While bass anglers boast finesse and fine-tuned presentations ad infinitum, legions of panfishers operate on whole other levels of subtle and small. The dainty specialty panfish hooks we wield work with calculated efficiency, precisely extracting their quarry like a master dentist. Size, shape, bend, barb, gap, and sharpness of panfish hooks really do matter, as does quality of the metal. So does bait selection, of course. Put these together and the result is a pile of fish, giving us grins broader than a 20/0 shark hook. Classics such as an Aberdeen and a minnow, or a baitholder and worm, are steadfast panfish producers. Yet, we’d be remiss not to mention a host of new options—hooks for spinner rigging, multi-bait dropper rigs, float rigging, drop-shotting, and ultra-finessing with soft plastics.
- vmchooks.com, eagleclaw.com, gamakatsu.com, Tru-Turn Hooks, mrcrappie.com - Likely the most universal panfish hook, particularly among crappie enthusiasts, the Aberdeen’s straight shank and ultra-fine-wire construction make it a perfect choice for fishing small minnows. Hooked beneath the delicate skin along the dorsal fin, minnows wriggle for extended periods. The Aberdeen also couples well with a small leech fished below a float.
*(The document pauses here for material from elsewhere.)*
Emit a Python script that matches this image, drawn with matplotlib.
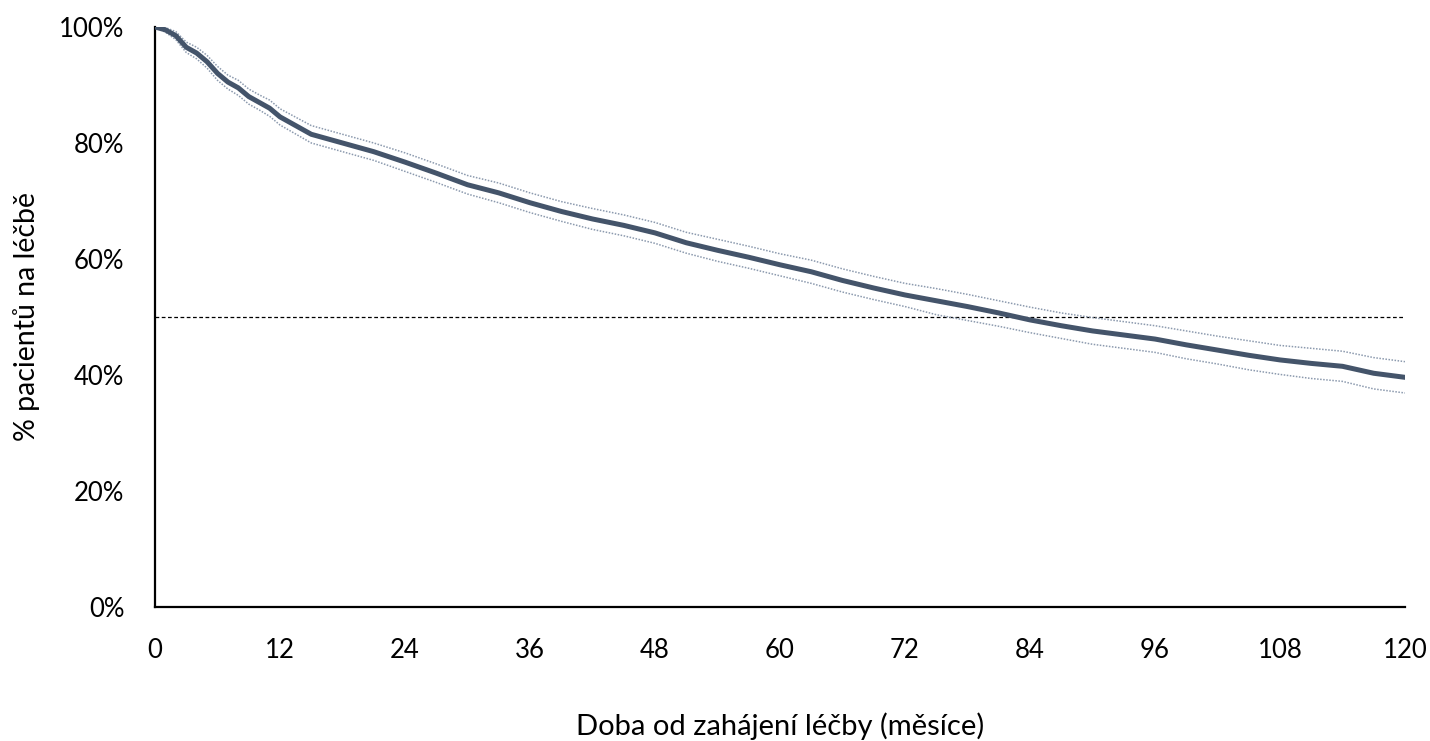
import matplotlib.pyplot as plt
from matplotlib.ticker import FuncFormatter

# Kaplan-Meier odhad (% pacientů na léčbě) + 95% CI
months = [0, 1, 2, 3, 4, 5, 6, 7, 8, 9, 10, 11, 12,
          15, 18, 21, 24, 27, 30, 33, 36, 39, 42, 45, 48, 51, 54, 57, 60,
          63, 66, 69, 72, 75, 78, 81, 84, 87, 90, 93, 96, 99, 102, 105,
          108, 111, 114, 117, 120]
surv = [100, 99.5, 98.5, 96.5, 95.5, 94, 92, 90.5, 89.5, 88, 87, 86, 84.5,
        81.5, 80, 78.5, 76.7, 74.8, 72.8, 71.4, 69.7, 68.2, 66.9, 65.8, 64.5,
        62.8, 61.5, 60.3, 59, 57.8, 56.3, 55, 53.8, 52.8, 51.8, 50.7, 49.5,
        48.5, 47.6, 46.9, 46.2, 45.2, 44.3, 43.4, 42.6, 42.0, 41.5, 40.3, 39.6]
upper = [100, 99.9, 99.2, 97.4, 96.5, 95.1, 93.2, 91.7, 90.8, 89.3, 88.3, 87.4, 85.9,
         83.0, 81.5, 80.0, 78.3, 76.4, 74.4, 73.1, 71.4, 69.9, 68.7, 67.6, 66.3,
         64.6, 63.4, 62.2, 60.9, 59.8, 58.3, 57.0, 55.8, 54.9, 53.9, 52.8, 51.7,
         50.7, 49.9, 49.2, 48.5, 47.6, 46.7, 45.9, 45.1, 44.6, 44.1, 43.0, 42.3]
lower = [100, 99.1, 97.8, 95.6, 94.5, 92.9, 90.8, 89.3, 88.2, 86.7, 85.7, 84.6, 83.1,
         80.0, 78.5, 77.0, 75.1, 73.2, 71.2, 69.7, 68.0, 66.5, 65.1, 64.0, 62.7,
         61.0, 59.6, 58.4, 57.1, 55.8, 54.3, 53.0, 51.8, 50.4, 49.4, 48.4, 47.3,
         46.3, 45.3, 44.6, 43.9, 42.8, 41.9, 40.9, 40.1, 39.4, 38.9, 37.6, 36.9]
median_level = 50
xticks = list(range(0, 121, 12))
yticks = [0, 20, 40, 60, 80, 100]

plt.rcParams['font.family'] = ['Lato', 'DejaVu Sans']

fig = plt.figure(figsize=(14.3, 7.41), dpi=100)
ax = fig.add_axes([0.1084, 0.1808, 0.8741, 0.7828])

ax.axhline(median_level, color='black', linestyle=(0, (3, 2)), linewidth=0.9, zorder=1)
ax.plot(months, upper, color='#8C9AAE', linestyle=(0, (1, 1)), linewidth=1.1, zorder=2)
ax.plot(months, lower, color='#8C9AAE', linestyle=(0, (1, 1)), linewidth=1.1, zorder=2)
ax.plot(months, surv, color='#44546A', linewidth=3.6, zorder=3)

ax.set_xlim(0, 120)
ax.set_ylim(0, 100)
ax.set_xticks(xticks)
ax.set_yticks(yticks)
ax.yaxis.set_major_formatter(FuncFormatter(lambda v, p: f"{v:.0f}%"))
ax.tick_params(length=0, labelsize=18.5)
ax.tick_params(axis='x', pad=22)
ax.tick_params(axis='y', pad=22)

for s in ['top', 'right']:
    ax.spines[s].set_visible(False)
for s in ['left', 'bottom']:
    ax.spines[s].set_linewidth(1.6)
    ax.spines[s].set_color('black')

ax.set_xlabel('Doba od zahájení léčby (měsíce)', fontsize=21, labelpad=36)
ax.set_ylabel('% pacientů na léčbě', fontsize=20.5, labelpad=14)

fig.savefig('out.png', dpi=100)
The Aberdeen’s light wire easily penetrates bony-jawed bluegills and perch, yet typically doesn’t damage a crappie’s paper-thin mouth. Its slightly beaked point further aids light hook-sets, and keeps fish pinned. Many anglers prefer gold or red finishes for flash and visibility, while muted bronze is another option. Size 8 and 10 are favored.
Perhaps the trendiest Aberdeen-style hook, the easy-setting Tru-Turn, was invented by John W. Campbell in 1960 and is now owned by TTI-Blakemore. With its kinked shank, the hook rotates toward the source of pressure, moving and perhaps embedding the point more easily. This design is also offered by Mr. Crappie, another TTI-Blakemore brand, and there’s a newer rendition from Eagle Claw.